Back in 1990, a slightly different line up of The Pietasters intermingled with other punks, mods and skinheads in their area's small music scene. "This was in the days before the Internet," says Jackson. "There were fanzines and we mailed cassettes around but we had no pretensions of getting a record deal--that was so beyond our expectations."
Originally influenced by second wave ska bands like The Specials and the third wave's Mighty Mighty Bosstones, and punk acts like Minor Threat and the bands on D.C.'s Dischord label, Jackson says they took a friend's sound advice: "If you like someone, listen to what they listen to."
The Pietasters' debut album of traditional 2Tone-inspired songs arrived in 1993, and the more polished Oolooloo followed. Later that decade, the band's influences opened to such Jamaican institutions as Trojan and Lee "Skratch" Perry, which broadened to soul and its subgenres. "All along we had friends who were DJs sending us rare soul mixes," Jackson says.
Their deep musical education served the band well when it came time to tour with Strummer: as one member circulated out, Pezzimenti jumped in at a moment's notice. "It was daunting at first," he says of his time as the new kid. But his entry marked the next phase for the already legendary band. Next on the list of epic adventures: a shot with James Brown.
"When we were asked to play with James Brown in D.C. we'd just gotten back from a European tour," remembers Jackson. "Just by coincidence, every night after our shows we'd been listening to James Brown Live at the Apollo, and the guys in the band knew all the music...a couple of nights later, James Brown was standing outside of the little studio where we were rehearsing! The next night, we were on stage in front of 25,000 people at the MCI Center—-with James Brown." Jeff Watkins, JB's sax player, joined The Pietasters in the studio for All Day's "Anj Gil" and "Oolooloo."

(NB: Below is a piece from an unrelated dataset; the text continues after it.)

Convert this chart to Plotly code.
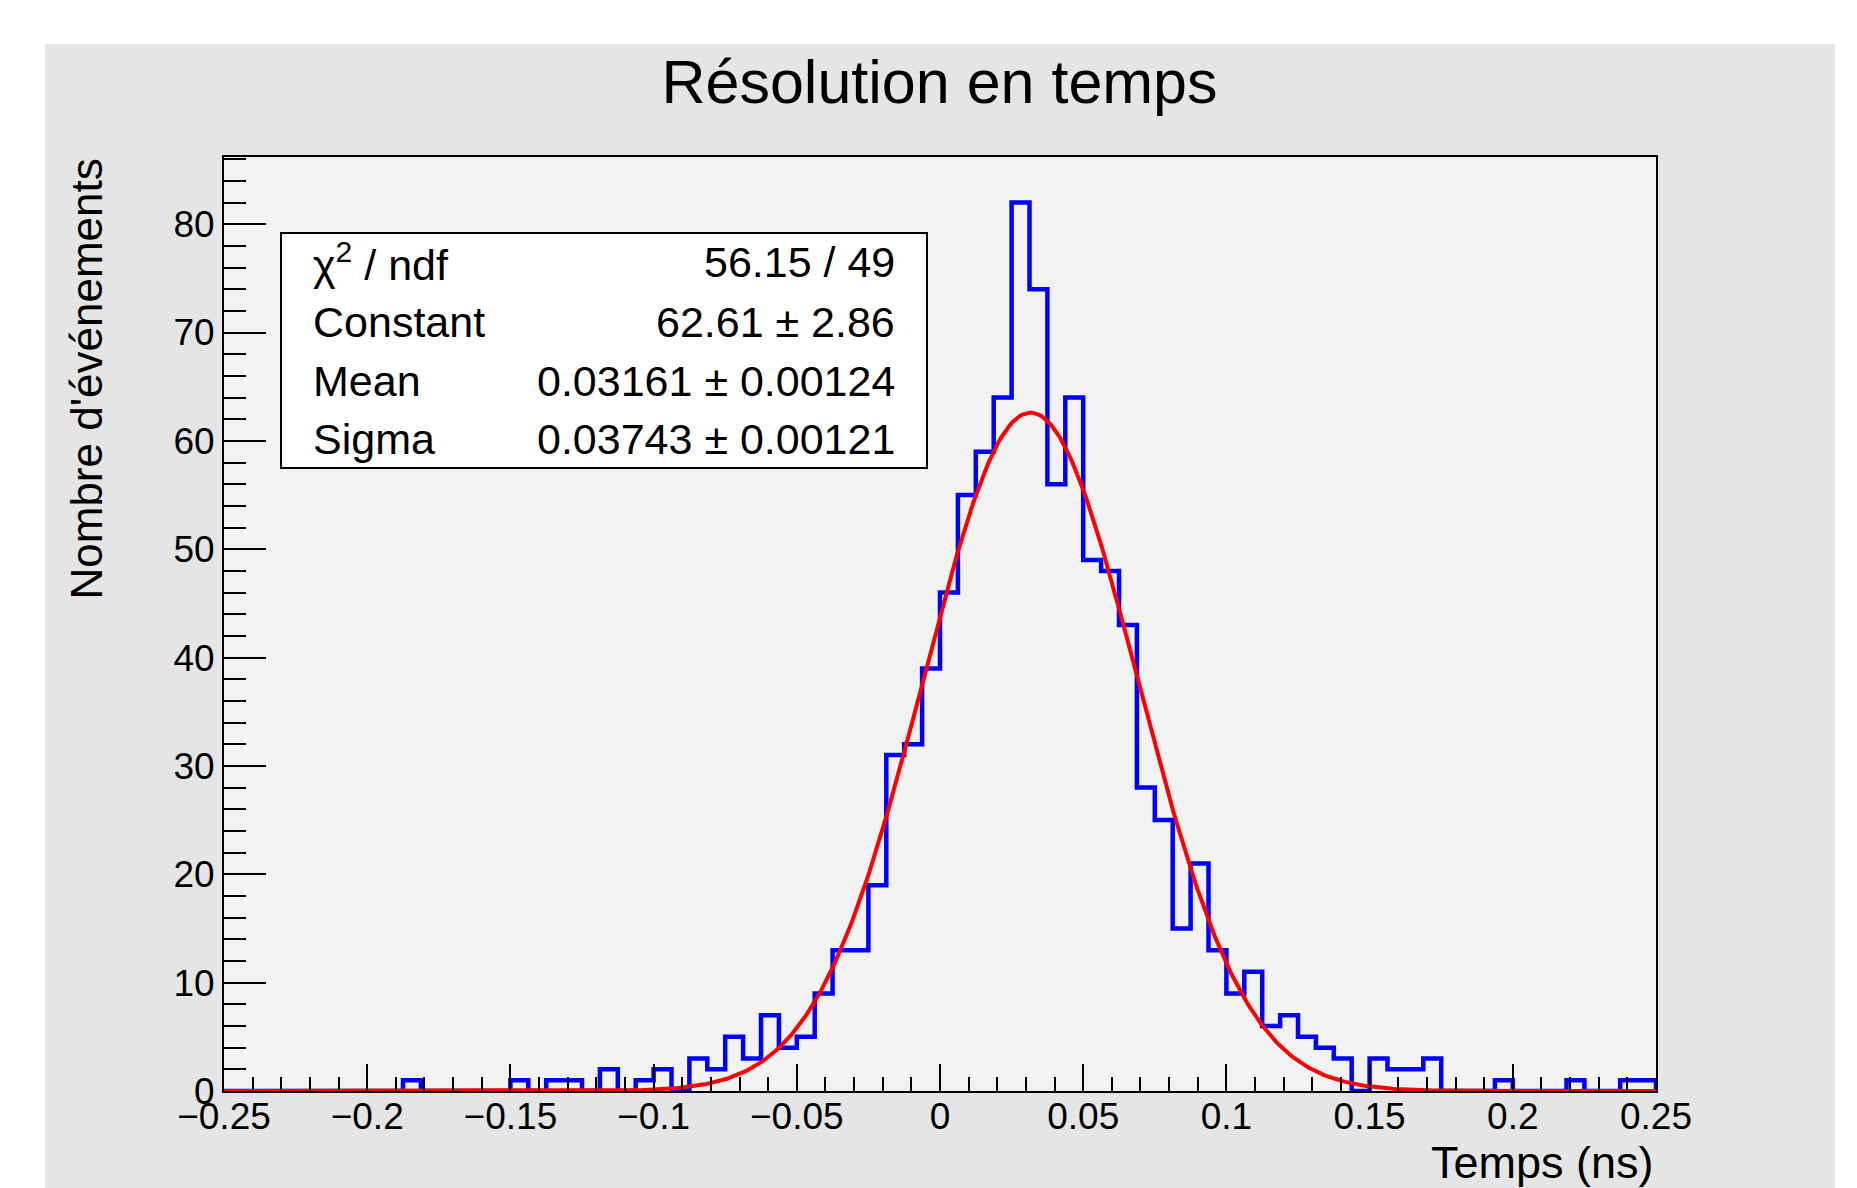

One of Jackson and Pezzimenti's favorite tracks on the new album is their Rasta-fied version of the'70s radio hit, "Listen to Her Heart," by Tom Petty and the Heartbreakers. "We had all kinds of debate about whether or not to do the song and then we went to see Tom Petty and it was the first song he played. We decided it was a sign," says Jackson.
The Pietasters have been served well by the signs they've encountered along the road during their 17 years as a band. As the sun comes up on All Day, the experience and commitment that defines The Pietasters as an entity should find friends among the faithful as well as to first-timers to the ska-soul sound.
"Allow me to toot our own collective horn when I say this," offers Pezzimenti. "I think we made a record that will sound equally good to a music nerd and to a random dude listening. We just took our time in the studio and tried to put our own spin on the sounds we love to listen to."